El momento en que la letra aflora debe ser pues considerado como un alumbramiento –en el sentido tanto de nacer como de iluminar– del trazo original, el que inaugura y funda, el que genera y engendra prole, el que prolifera, en suma. Esta letra no necesita ser estrictamente letra que junto a otra configure una palabra y con la palabra una frase y con la frase un sintagma, no tiene por qué ser ropaje de contenidos cuya función y prestigio sean decir o aconsejar, no le debe fidelidad a ningún alfabeto, y puede burlar cualquier silabario; tampoco corre para ella ningún juicio, del tipo buena o mala letra, porque de esas valoraciones solamente le ha quedado la vocación caligráfica, que es el impulso o la pulsión de la prolijidad, en el sentido de fluente (raíz liquere, ser líquido) más que de esmero. Ella tiene la autonomía del rodar y el enredarse, es una descabellada que goza de las secuencias que inaugura, que libera sus combustiones a medida que se adelanta a sí misma, se superpone a sus rasgos y se despliega más allá de sus sendas convencidas, que una vez lanzada al espacio de la línea o abierta a los túneles del blanco, una vez montada en una como “escritura”, de cuya función lingüística no ha quedado más que el impulso del encadenamiento, se vuelve dueña, reina del espacio.
Y, después, o durante, el color, cuya aparición ha sido largamente preparada. Si la letra se suelta a mano alzada, se desgrana en sucesión y va brotando en movimiento perpetuo, el color se trabaja por capas, con la misma voluntad de sucesión. Primero hay que darle una superficie, crearle la porosidad que habrá de absorberlo. Al tacto se advierte el efecto rugoso de la lija, ésta incluso ha dejado ciertas huellas sobre la plancha de poliestireno, un material que hasta brillo tiene y por el que no se daría un centavo si se pensara que va a recibir color, pero que tal vez precisamente por eso conviene a la manía persecutoria del color que no es menos extrema que la cacería de la letra: para rastrear su arqueología hay que raspar, despulir, crear el lecho de la incisión. Las segundas huellas son esgrafiados con punta seca, surcos en los que el gesto de la escritura parece adiestrarse, una especie de calentamiento para el derroche del color: fondo con pastel acostado, a veces con acuarela, y luego las puntas del lápiz de óleo seco y graso que dan diferentes calidades y grosores a la línea.
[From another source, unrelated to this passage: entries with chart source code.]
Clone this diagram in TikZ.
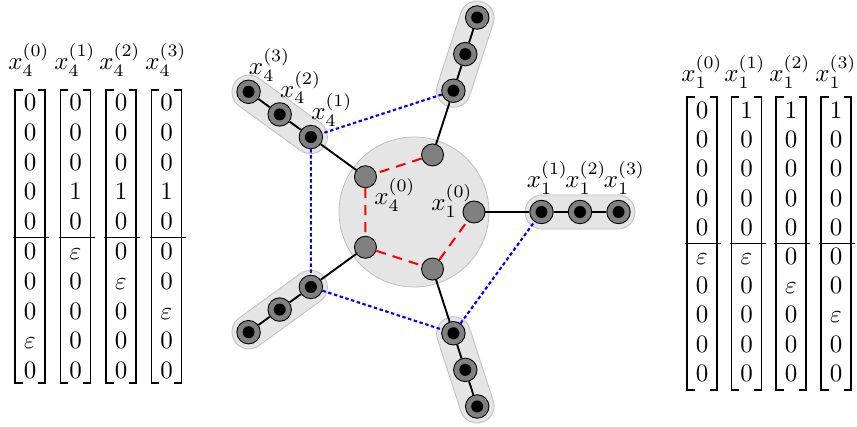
\documentclass[tikz,border=0pt]{standalone}
\usetikzlibrary{calc}
\begin{document}
\begin{tikzpicture}[x=1pt,y=1pt,
  txt/.style={scale=2.5, inner sep=0pt},
  ent/.style={txt, anchor=base},
  brk/.style={line width=1.9pt},
  sep/.style={line width=0.8pt},
  blob/.style={fill=black!10, draw=black!25, line width=0.8pt},
  inode/.style={circle, draw=black, line width=0.9pt, fill=black!50, minimum size=22pt, inner sep=0pt},
  cnode/.style={inode, minimum size=23.5pt, path picture={\fill[black] (path picture bounding box.center) circle (6pt);}},
  link/.style={line width=1.9pt},
  rlink/.style={red, line width=2pt, dash pattern=on 10pt off 7pt},
  blink/.style={blue, line width=2.1pt, dash pattern=on 3.5pt off 2.5pt}]
\useasboundingbox (0,0) rectangle (857,427);
\coordinate (c) at (414,215);
\path[blob] (c) circle (75);
\foreach \a in {0,72,144,216,288}{
  \begin{scope}[shift={(c)}, rotate=\a]
    \path[blob, rounded corners=17pt] (111,-17) rectangle (221,17);
  \end{scope}
}
\foreach \a [count=\k from 0] in {0,72,144,216,288}{
  \node[inode] (i\k) at ($(c)+(\a:60)$) {};
  \foreach \d [count=\j] in {127.5,166,204.5}
    \node[cnode] (c\k\j) at ($(c)+(\a:\d)$) {};
}
\foreach \k in {0,...,4}
  \draw[link] (i\k) -- (c\k1) -- (c\k2) -- (c\k3);
\draw[rlink] (i1) -- (i2) -- (i3) -- (i4) -- (i0);
\draw[blink] (c11) -- (c21) -- (c31) -- (c41) -- (c01);
\node[txt] (l40) at (395,232) {$x_4^{(0)}$};
\node[txt] (l10) at (452,226) {$x_1^{(0)}$};
\foreach \j in {1,2,3}{
  \node[txt] (l1\j) at ($(c0\j)+(6,34)$) {$x_1^{(\j)}$};
  \node[txt] (l4\j) at ($(c2\j)+(21,27)$) {$x_4^{(\j)}$};
}
% left vectors
\foreach \cx [count=\k from 0] in {29,75,120,166}
  \node[txt] (h4\k) at (\cx,367) {$x_4^{(\k)}$};
\foreach \cx/\lst [count=\k from 0] in {30/{0,0,0,0,0,0,0,0,\varepsilon,0},75.5/{0,0,0,1,0,\varepsilon,0,0,0,0},121/{0,0,0,1,0,0,\varepsilon,0,0,0},166.5/{0,0,0,1,0,0,0,\varepsilon,0,0}}{
  \draw[brk] (\cx-7.5,337) -- (\cx-15,337) -- (\cx-15,44) -- (\cx-7.5,44);
  \draw[brk] (\cx+7.5,337) -- (\cx+15,337) -- (\cx+15,44) -- (\cx+7.5,44);
  \draw[sep] (\cx-17,190) -- (\cx+19,190);
  \foreach \e [count=\r from 0] in \lst
    \node[ent] (L\k-\r) at (\cx,316.5-29.8*\r) {$\e$};
}
% right vectors
\foreach \cx [count=\k from 0] in {702,745,790,836}
  \node[txt] (h1\k) at (\cx,355) {$x_1^{(\k)}$};
\foreach \cx/\lst [count=\k from 0] in {702/{0,0,0,0,0,\varepsilon,0,0,0,0},746.5/{1,0,0,0,0,\varepsilon,0,0,0,0},791/{1,0,0,0,0,0,\varepsilon,0,0,0},836/{1,0,0,0,0,0,0,\varepsilon,0,0}}{
  \draw[brk] (\cx-7.5,330) -- (\cx-15,330) -- (\cx-15,37) -- (\cx-7.5,37);
  \draw[brk] (\cx+7.5,330) -- (\cx+15,330) -- (\cx+15,37) -- (\cx+7.5,37);
  \draw[sep] (\cx-17,184) -- (\cx+19,184);
  \foreach \e [count=\r from 0] in \lst
    \node[ent] (R\k-\r) at (\cx,308.5-29.2*\r) {$\e$};
}
\end{tikzpicture}
\end{document}
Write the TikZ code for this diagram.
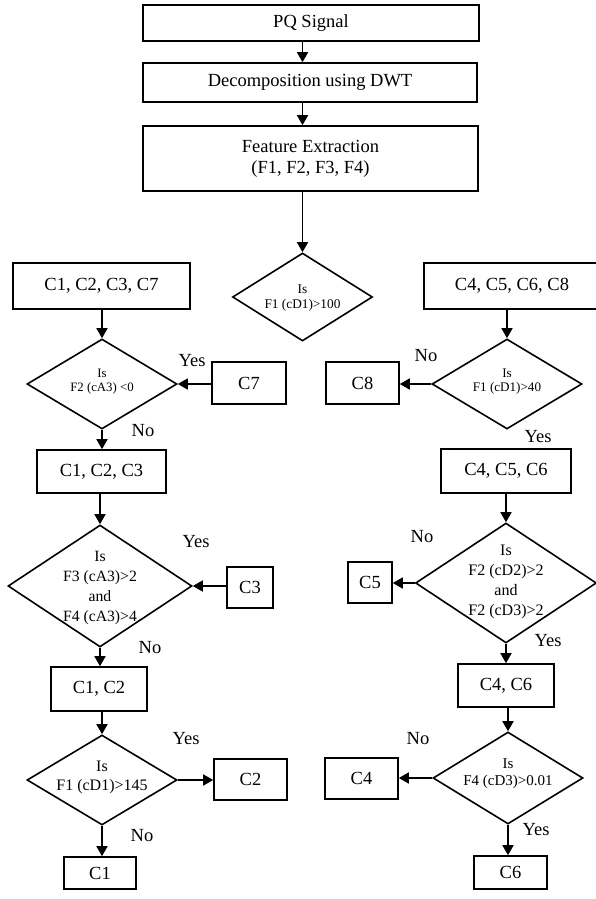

Y es tan rica la variación del color que uno ve hacia adentro, traspasa el enrejado de la letra y lee otras escrituras que aparecen entre las celadas del andar, en profundidad y en transparencias, hasta una zona donde aún sin poder determinar su tangibilidad se adivina siempre un más allá en el que se estarían repitiendo los infinitos de la profanación del no-color, que tampoco es el blanco, ni el gris, ni el mate alcanzado ni el remoto brillo de la plancha, sino un ámbito disponible para la inscripción, un “elemento”; en el que las partículas harán su diseminación a placer y cuyas magnitudes sólo podrían ser medidas en términos matemáticos. A menos que hagamos el trayecto con Ferrari, al que él nos invita con paciencia y compasión: nos toma la mano y nos inicia, de derecha a izquierda, nos incita a dejar blanda la muñeca y a avanzar mientras oímos los ritmos de un metrónomo remoto que escande, como si lo deletreara, el espíritu de la letra, que nos ciñe con su rigor al mismo tiempo que nos incita a transgredirlo, y si logramos subirnos a esta moción, en el sentido de inclinación o asentimiento del ánimo a lo que le ha sido sugerido, habremos logrado asir, o al menos más modestamente rozar, el misterio de una travesía.